In the final put-together, the neck bolts were a loose fit, and the O.S. bolts were too long. I got screws the diameter of the O.S. screws but the length of the F.A. screws, and drilled the holes out slightly. When I was sure they'd work, I put some Plastic Wood filler into the holes in the body, as a substitute for using threaded inserts. I used the screw plate from the O.S. because it came with a plastic back piece that helps spread out the tension and being slightly resilient, acts a little like a locking washer, keeping the screws tight. To camoflauge the toggle and slide switches and to cover the inevitable garage rash nicks from doing intensive guitar surgery, I applied some gloss black nail polish as needed. Since due to some nasty accidents and reconstructive sugery, I can't hold a pick for even one song, and I play almost entirely with my thumb (tip, side, nail as needed). I considered using the black polish on my thumb nail, but decided that was a bit much. I got silver for it, and also for painting on screws and such. Nail polish is a plastic lacquer that works very well in preventing loosening of parts. All you other Tele players out there who are tired of tightening your loose cord jack and mounting plate should pay particular attention. And, clear works just as well -- no need to try to match colors. Unless you're just really into that. I'm certainly not. Any old silver works for my thumb nail.

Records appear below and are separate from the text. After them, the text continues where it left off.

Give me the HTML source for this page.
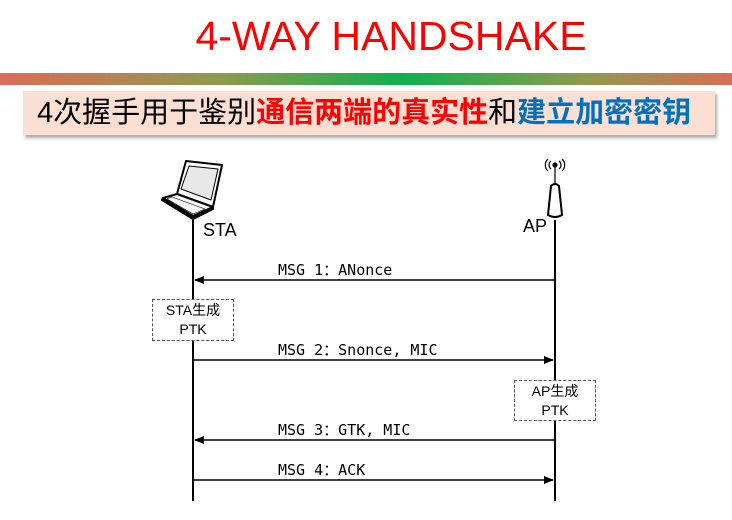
<!DOCTYPE html>
<html><head><meta charset="utf-8"><style>
body{margin:0;width:732px;height:520px;background:#fff;position:relative;overflow:hidden;font-family:"Liberation Sans","Noto Sans CJK SC",sans-serif}
.t{position:absolute;left:0;width:782px;top:11px;text-align:center;color:#f00;font-size:41px;line-height:50px}
.bar{position:absolute;left:0;top:73px;width:732px;height:12px;background:linear-gradient(90deg,#dd6b58,#8f9a4f 30%,#0fb04e 55%,#8f9a4f 80%,#d86e58)}
.sub{position:absolute;left:23px;top:91px;width:692px;height:44px;background:#fbdfd3;box-shadow:2px 3px 3px #aaa;font-size:29px;line-height:44px;padding-left:14px;box-sizing:border-box;white-space:nowrap}
.r{color:#f00;font-weight:bold}.b{color:#0070c0;font-weight:bold}
.m{position:absolute;font-family:"DejaVu Sans Mono","Liberation Mono",monospace;font-size:15px;left:278px;line-height:16px}
.bx{position:absolute;border:1px dashed #555;background:#fff;text-align:center;font-size:14px;line-height:19px;box-sizing:border-box}
.lb{position:absolute;font-size:18px}
</style></head><body>
<div class="t">4-WAY HANDSHAKE</div>
<div class="bar"></div>
<div class="sub">4次握手用于鉴别<span class="r">通信两端的真实性</span>和<span class="b">建立加密密钥</span></div>
<svg style="position:absolute;left:0;top:0" width="732" height="520">
<defs><marker id="a" markerWidth="10" markerHeight="8" refX="9" refY="4" orient="auto" markerUnits="userSpaceOnUse"><path d="M0,0L10,4L0,8z" fill="#000"/></marker></defs>
<line x1="193" y1="215" x2="193" y2="501" stroke="#000" stroke-width="2"/>
<line x1="555" y1="220" x2="555" y2="501" stroke="#000" stroke-width="2"/>
<g stroke="#000" stroke-width="1.5" marker-end="url(#a)">
<line x1="555" y1="280" x2="195" y2="280"/>
<line x1="193" y1="360" x2="553" y2="360"/>
<line x1="555" y1="440" x2="195" y2="440"/>
<line x1="193" y1="480" x2="553" y2="480"/>
</g>
<!-- laptop -->
<g stroke="#000" stroke-width="2" stroke-linejoin="round">
<path d="M186,161 L222,165 L213,207 L177,194 Z" fill="#fff"/>
<path d="M189,166 L218,169 L211,200 L181,189 Z" fill="#e8e8e8" stroke-width="1"/>
<path d="M177,194 L213,207 L193,216 L163,198 Z" fill="#f4f4f4"/>
<path d="M172,197 L205,209 L193,214 L167,199 Z" fill="none" stroke-width="0.6"/>
<path d="M163,198 L193,216 L193,219 L162,200 Z" fill="#000"/>
<path d="M193,216 L213,207 L213,209 L193,219 Z" fill="#000"/>
</g>
<!-- AP -->
<g stroke="#000" fill="none" stroke-width="1.2">
<path d="M551,161 a5,5 0 0,0 0,8"/><path d="M559,161 a5,5 0 0,1 0,8"/>
<path d="M548,159 a8,8 0 0,0 0,12"/><path d="M562,159 a8,8 0 0,1 0,12"/>
<circle cx="555" cy="165" r="2" fill="#000"/>
<line x1="555" y1="166" x2="555" y2="185"/>
<path d="M551,186 Q555,182 559,186 L562,215 Q555,219 548,215 Z" fill="#fff" stroke-width="2"/>
</g>
</svg>
<div class="lb" style="left:203px;top:220px">STA</div>
<div class="lb" style="left:523px;top:216px">AP</div>
<div class="m" style="top:262px">MSG 1：ANonce</div>
<div class="m" style="top:342px">MSG 2：Snonce, MIC</div>
<div class="m" style="top:422px">MSG 3：GTK, MIC</div>
<div class="m" style="top:462px">MSG 4：ACK</div>
<div class="bx" style="left:152px;top:299px;width:82px;height:42px;padding-top:1px">STA生成<br>PTK</div>
<div class="bx" style="left:514px;top:380px;width:82px;height:41px;padding-top:1px">AP生成<br>PTK</div>
</body></html>
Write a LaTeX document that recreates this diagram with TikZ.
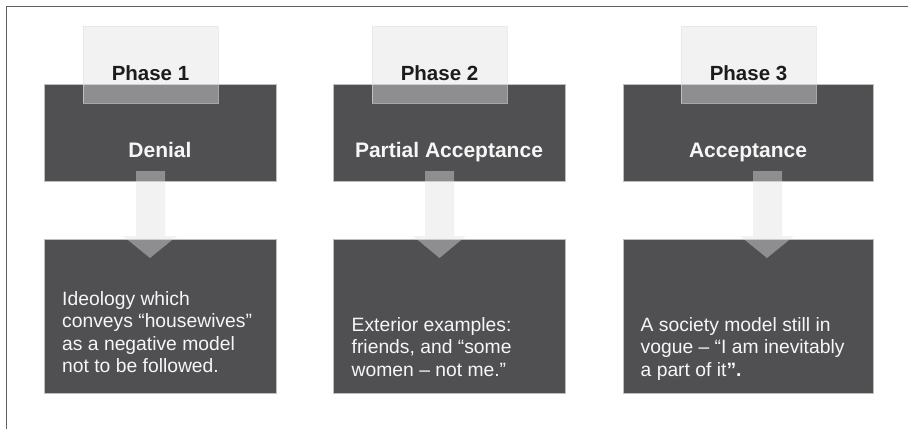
\documentclass[tikz,border=0pt]{standalone}
\usepackage{fontspec}
\setmainfont{Liberation Sans}
\definecolor{darkg}{RGB}{80,80,82}
\definecolor{lightg}{RGB}{225,225,226}
\definecolor{edgeg}{RGB}{190,190,190}
\definecolor{frameg}{RGB}{95,95,95}
\definecolor{txtw}{RGB}{246,246,246}
\definecolor{txtb}{RGB}{28,28,28}
\tikzset{
  darkbox/.style={draw=edgeg, line width=0.5pt, fill=darkg, inner sep=0pt, anchor=north west},
  phasebox/.style={draw=lightg, line width=0.6pt, fill=lightg, fill opacity=0.43, draw opacity=0.6, inner sep=0pt, anchor=north west},
  flowarrow/.style={fill=lightg, fill opacity=0.43},
  framestyle/.style={draw=frameg, line width=1pt},
  phasetxt/.style={font=\fontsize{20.5}{24}\selectfont\bfseries, text=txtb, anchor=base, inner sep=0pt},
  titletxt/.style={font=\fontsize{21}{25}\selectfont\bfseries, text=txtw, anchor=base, inner sep=0pt},
  bodytxt/.style={font=\fontsize{19.3}{22.3}\selectfont, text=txtw, anchor=north west, align=left, inner sep=0pt}
}
\begin{document}
\begin{tikzpicture}[x=1pt,y=-1pt]
\useasboundingbox (0,0) rectangle (908,429);
% frame
\coordinate (fr) at (908,6);
\coordinate (fc) at (6,6);
\coordinate (fb) at (6,429);
\draw[framestyle] (fr) -- (fc) -- (fb);
% top dark boxes
\node[darkbox, minimum width=232pt, minimum height=97pt] (d1) at (44,84) {};
\node[darkbox, minimum width=232pt, minimum height=97pt] (d2) at (333,84) {};
\node[darkbox, minimum width=250pt, minimum height=97pt] (d3) at (623,84) {};
% bottom dark boxes
\node[darkbox, minimum width=232pt, minimum height=154pt] (b1) at (44,239) {};
\node[darkbox, minimum width=232pt, minimum height=154pt] (b2) at (333,239) {};
\node[darkbox, minimum width=250pt, minimum height=154pt] (b3) at (623,239) {};
% phase header boxes
\node[phasebox, minimum width=135pt, minimum height=77pt] (p1) at (83,26) {};
\node[phasebox, minimum width=135pt, minimum height=77pt] (p2) at (372,26) {};
\node[phasebox, minimum width=135pt, minimum height=77pt] (p3) at (681,26) {};
% arrows
\fill[flowarrow] (136,171) -- (165,171) -- (165,236) -- (177,236) -- (150,258) -- (123,236) -- (136,236) -- cycle;
\fill[flowarrow] (425,171) -- (454,171) -- (454,236) -- (466,236) -- (439.5,258) -- (413,236) -- (425,236) -- cycle;
\fill[flowarrow] (753,171) -- (782,171) -- (782,236) -- (794,236) -- (767,258) -- (740,236) -- (753,236) -- cycle;
% texts
\node[phasetxt] (t1) at (150.5,80) {Phase 1};
\node[phasetxt] (t2) at (439.5,80) {Phase 2};
\node[phasetxt] (t3) at (748.5,80) {Phase 3};
\node[titletxt] (n1) at (160,157) {Denial};
\node[titletxt] (n2) at (449,157) {Partial Acceptance};
\node[titletxt] (n3) at (748,157) {Acceptance};
\node[bodytxt] (x1) at (62,291.5) {Ideology which\\conveys “housewives”\\as a negative model\\not to be followed.};
\node[bodytxt] (x2) at (351.5,317.3) {Exterior examples:\\friends, and “some\\women – not me.”};
\node[bodytxt] (x3) at (640.5,317.3) {A society model still in\\vogue – “I am inevitably\\a part of it\textbf{”.}};
\end{tikzpicture}
\end{document}
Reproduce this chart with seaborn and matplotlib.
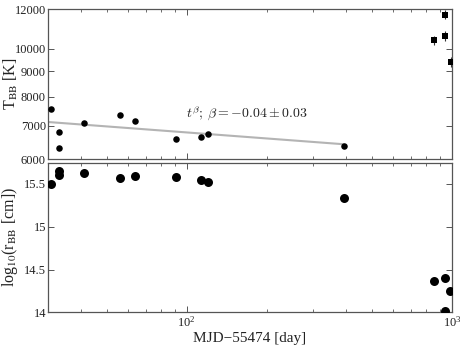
import matplotlib
matplotlib.use("Agg")
import matplotlib.pyplot as plt
import matplotlib.ticker as mticker
import numpy as np
import pandas as pd
import seaborn as sns

# ---- data ----
t_early = [30.9, 33.0, 33.0, 41.0, 56.0, 63.8, 91.1, 112.9, 120.0, 391.0]
T_early = [7560, 6810, 6320, 7090, 7350, 7155, 6585, 6635, 6730, 6380]

t_late = [857, 938, 945, 995]
T_late = [10400, 11700, 10600, 9400]
T_late_err = [220, 260, 230, 200]

fit_t = [30.0, 391.0]
fit_T = [7121, 6425]
fit_label = r"$t^{\beta};\, \beta = -0.04 \pm 0.03$"

t_r = [30.9, 33.0, 33.0, 41.0, 56.0, 63.8, 91.1, 112.9, 120.0, 391.0, 857, 938, 945, 985]
logr = [15.50, 15.655, 15.60, 15.63, 15.573, 15.593, 15.585, 15.546, 15.52, 15.34,
        14.373, 14.016, 14.40, 14.255]

T_ticks = [6000, 7000, 8000, 9000, 10000, 12000]
r_ticks = [14, 14.5, 15, 15.5]
r_tick_labels = ["14", "14.5", "15", "15.5"]

sns.set_style("ticks")
plt.rcParams["font.family"] = ["Liberation Serif", "DejaVu Serif"]
plt.rcParams["mathtext.fontset"] = "stix"

fig = plt.figure(figsize=(4.63, 3.49), dpi=100)
gs = fig.add_gridspec(2, 1, left=0.1037, right=0.976, top=0.974, bottom=0.1046, hspace=0.023)
ax1 = fig.add_subplot(gs[0])
ax2 = fig.add_subplot(gs[1], sharex=ax1)

df_e = pd.DataFrame({"t": t_early, "T": T_early})
df_l = pd.DataFrame({"t": t_late, "T": T_late, "err": T_late_err})
df_f = pd.DataFrame({"t": fit_t, "T": fit_T})
df_r = pd.DataFrame({"t": t_r, "r": logr})

ax1.set_xscale("log")
ax1.set_yscale("log")

sns.lineplot(data=df_f, x="t", y="T", ax=ax1, color="#b4b4b4", linewidth=1.5, zorder=1)
sns.scatterplot(data=df_e, x="t", y="T", ax=ax1, color="black", s=22, edgecolor="black",
                linewidth=0, zorder=3)
ax1.errorbar(df_l["t"], df_l["T"], yerr=df_l["err"], fmt="none", ecolor="#333333",
             elinewidth=0.8, capsize=0, zorder=2)
sns.scatterplot(data=df_l, x="t", y="T", ax=ax1, color="black", marker="s", s=16,
                edgecolor="black", linewidth=0, zorder=3)

ax1.text(169, 7440, fit_label, ha="center", va="center", fontsize=10,
         math_fontfamily="cm", color="#222222")

sns.scatterplot(data=df_r, x="t", y="r", ax=ax2, color="black", s=42, edgecolor="black",
                linewidth=0, zorder=3)

ax1.set_xlim(30, 1000)
ax1.set_ylim(6000, 12000)
ax2.set_ylim(14, 15.75)

ax1.yaxis.set_major_locator(mticker.FixedLocator(T_ticks))
ax1.yaxis.set_major_formatter(mticker.FixedFormatter([str(v) for v in T_ticks]))
ax1.yaxis.set_minor_locator(mticker.NullLocator())
ax2.yaxis.set_major_locator(mticker.FixedLocator(r_ticks))
ax2.yaxis.set_major_formatter(mticker.FixedFormatter(r_tick_labels))

ax2.xaxis.set_major_locator(mticker.LogLocator(base=10))
ax2.xaxis.set_minor_locator(mticker.LogLocator(base=10, subs=np.arange(2, 10)))
ax2.xaxis.set_minor_formatter(mticker.NullFormatter())
plt.setp(ax1.get_xticklabels(), visible=False)

for ax in (ax1, ax2):
    for sp in ax.spines.values():
        sp.set_visible(True)
        sp.set_color("#555555")
        sp.set_linewidth(0.9)
    ax.tick_params(which="both", direction="in", top=True, right=True,
                   color="#555555", labelcolor="#222222", labelsize=9, pad=1.5)
    ax.tick_params(which="major", length=4, width=0.7)
    ax.tick_params(which="minor", length=2.5, width=0.6)
    ax.set_xlabel("")
    ax.set_ylabel("")

ax1.set_ylabel(r"T$_{\rm BB}$ [K]", fontsize=11.5, color="#222222")
ax2.set_ylabel(r"log$_{10}$(r$_{\rm BB}$ [cm])", fontsize=11.5, color="#222222")
ax1.yaxis.set_label_coords(-0.07, 0.5)
ax2.yaxis.set_label_coords(-0.07, 0.5)
ax2.set_xlabel("MJD\u221255474 [day]", fontsize=11, color="#222222", labelpad=2)

fig.savefig("out.png", dpi=100)
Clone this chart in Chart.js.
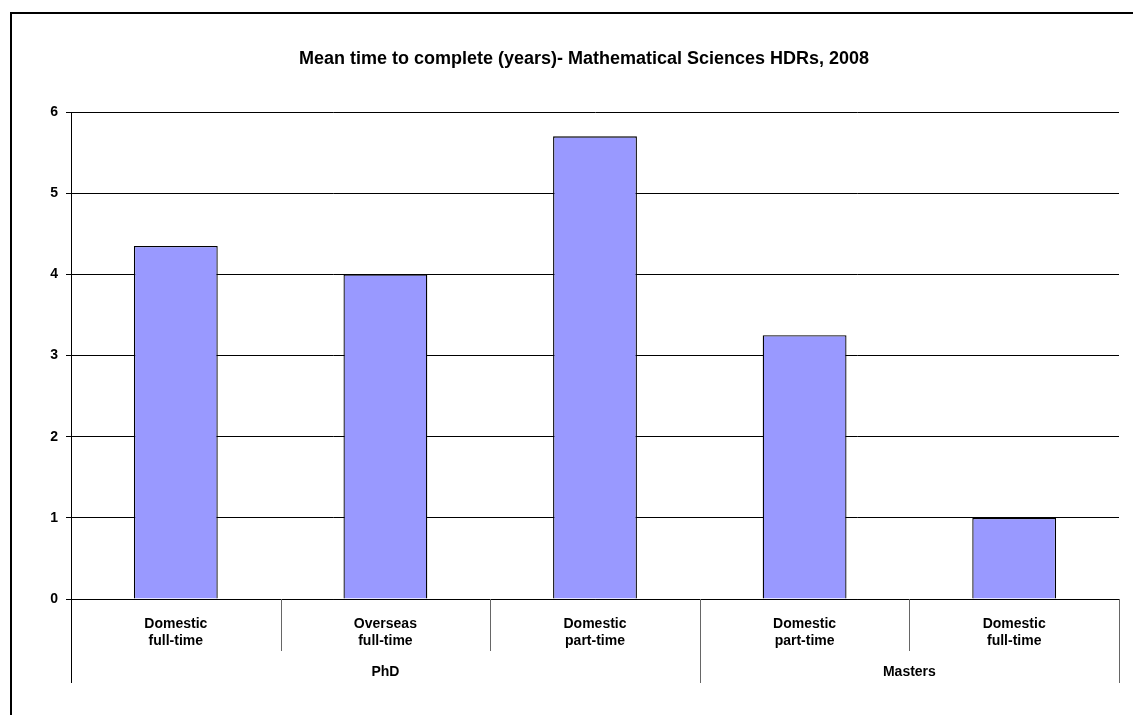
<!DOCTYPE html>
<html lang="en">
<head>
<meta charset="UTF-8">
<title>Mean time to complete (years) - Mathematical Sciences HDRs, 2008</title>
<script src="https://cdn.jsdelivr.net/npm/chart.js"></script>
<style>
    body { margin: 0; background: #fff; }
    #wrap { position: relative; width: 1133px; height: 715px; }
</style>
</head>
<body>
<div id="wrap"><canvas id="chart"></canvas></div>
<script>
// Data
const categories = [
    ['Domestic', 'full-time'],
    ['Overseas', 'full-time'],
    ['Domestic', 'part-time'],
    ['Domestic', 'part-time'],
    ['Domestic', 'full-time']
];
const groupNames = ['PhD', 'Masters'];
const groupSizes = [3, 2];
const meanYears = [4.35, 4.0, 5.7, 3.25, 1.0];
const yMin = 0;
const yMax = 6;
const yStep = 1;
const chartTitle = 'Mean time to complete (years)- Mathematical Sciences HDRs, 2008';

const FONT = '"Liberation Sans", Arial, sans-serif';

// Frame, title, category separators and group labels
const decor = {
    id: 'decor',
    afterDraw(chart) {
        const ctx = chart.ctx;
        const xs = chart.scales.x;
        const area = chart.chartArea;
        ctx.save();

        // outer frame (cut off at the right and bottom like the original)
        ctx.strokeStyle = '#000';
        ctx.lineWidth = 2;
        ctx.beginPath();
        ctx.moveTo(11, chart.height);
        ctx.lineTo(11, 13);
        ctx.lineTo(chart.width, 13);
        ctx.stroke();

        // title
        ctx.fillStyle = '#000';
        ctx.font = 'bold 18px ' + FONT;
        ctx.textAlign = 'center';
        ctx.textBaseline = 'middle';
        ctx.fillText(chartTitle, 584, 59);

        // boundaries between categories
        const n = categories.length;
        const bound = [];
        for (let i = 0; i <= n; i++) {
            if (i === 0) bound.push(area.left);
            else if (i === n) bound.push(area.right);
            else bound.push((xs.getPixelForValue(i - 1) + xs.getPixelForValue(i)) / 2);
        }
        const groupEdges = [0];
        groupSizes.forEach(s => groupEdges.push(groupEdges[groupEdges.length - 1] + s));

        ctx.lineWidth = 1;
        for (let i = 0; i <= n; i++) {
            const isGroup = groupEdges.includes(i);
            const x = Math.round(bound[i]) + 0.5;
            ctx.strokeStyle = i === 0 ? '#000' : '#666';
            ctx.beginPath();
            ctx.moveTo(x, area.bottom);
            ctx.lineTo(x, area.bottom + (isGroup ? 84 : 52));
            ctx.stroke();
        }

        // group labels
        ctx.font = 'bold 14px ' + FONT;
        ctx.fillStyle = '#000';
        for (let g = 0; g < groupNames.length; g++) {
            const x0 = bound[groupEdges[g]];
            const x1 = bound[groupEdges[g + 1]];
            ctx.fillText(groupNames[g], (x0 + x1) / 2, area.bottom + 73);
        }
        ctx.restore();
    }
};

new Chart(document.getElementById('chart'), {
    type: 'bar',
    data: {
        labels: categories,
        datasets: [{
            data: meanYears,
            backgroundColor: '#9999FF',
            borderColor: '#000',
            borderWidth: 1.3,
            barPercentage: 0.4,
            categoryPercentage: 1.0
        }]
    },
    options: {
        responsive: true,
        maintainAspectRatio: false,
        animation: false,
        layout: { padding: { top: 112, right: 14, left: 0, bottom: 0 } },
        plugins: {
            legend: { display: false },
            title: { display: false },
            tooltip: { enabled: false }
        },
        scales: {
            x: {
                grid: { display: false },
                border: { display: true, color: '#000', width: 1 },
                ticks: {
                    color: '#000',
                    font: { family: FONT, size: 14, weight: 'bold', lineHeight: 1.25 },
                    padding: 8,
                    maxRotation: 0,
                    autoSkip: false
                },
                afterFit(scale) { scale.height = 116; }
            },
            y: {
                min: yMin,
                max: yMax,
                grid: { color: '#000', lineWidth: 1, tickLength: 5 },
                border: { display: true, color: '#000', width: 1 },
                ticks: {
                    stepSize: yStep,
                    color: '#000',
                    padding: 8,
                    font: { family: FONT, size: 14, weight: 'bold' }
                },
                afterFit(scale) { scale.width = 71; }
            }
        }
    },
    plugins: [decor]
});
</script>
</body>
</html>
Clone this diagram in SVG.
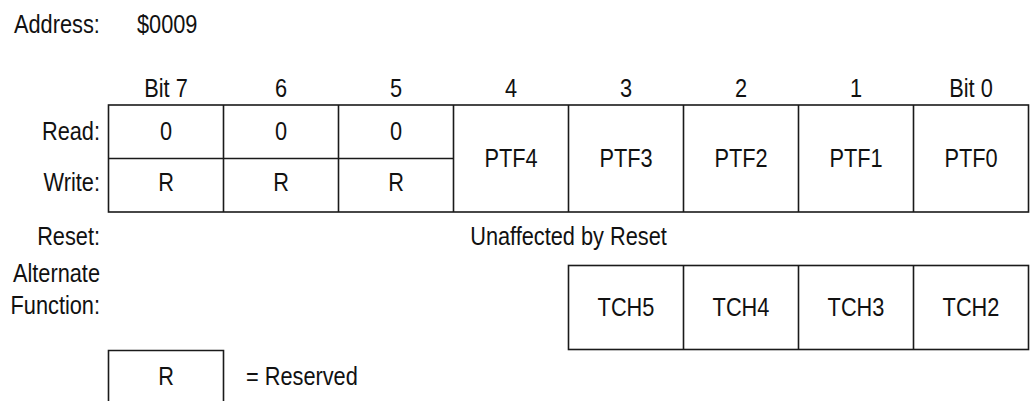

For the moment the original pick guard (cut to fit the neck pickup) is in place. As soon as the very thick poly coating dries, I'm going to cut one out of a sheet of twill weave carbon composite cloth laminated to 1/32" aircraft birch plywood (more rocket junk), and will also cut a cover for the backside opening to the tremlo workings and string seating, solder a couple wires to the ground connection on the tremlo frame that the pickups are already wired to, and run them to one of the screws on the carbon pick guard and back plate. Glad you asked -- because not only is carbon composite stronger than steel, and coated with poly nearly scratch proof, and not only is it one awesomely cool looking pick guard with its flowing weave and 3-D depth effect, but it's conductive. Carbon fiber cloth is essentially thousands of tiny antennae woven together into a tight mesh. Properly grounded it is a nearly impervious EM shield. Now that the F-117 stealth fighter is retired, it can be told. It's simple to make but not cheap; if you're interested in instructions and sources, email me. Sorry the picture is lousy, I'm working the bugs out of a Linux camera driver at the moment and can't get decent resolution yet. When the new pick guard is on, I'll come up with something better.

So it's 49% Washburn/Oscar Schmidt, and 49% First Act, and 1% Radio Shack and 1% aerospace leftovers. What the bleep is a "Sanford"? Simply, it's a Fred Sanford, as in "Sanford and Son", wherein Redd Foxx played the owner of a junkyard. For you on the old side of The Pond, we took "Steptoe and Son", made them black, and placed them in Los Angeles. The junkyard motif holds, and thus the reference.

Guitar, $10. Electronics and tuners, free for doing the neck swap. $4 for epoxy paint, $1 for neck bolts, $3 for a switch. Add a set of D'Addario ProSteel .008's, and the decibel level just improved here for $25.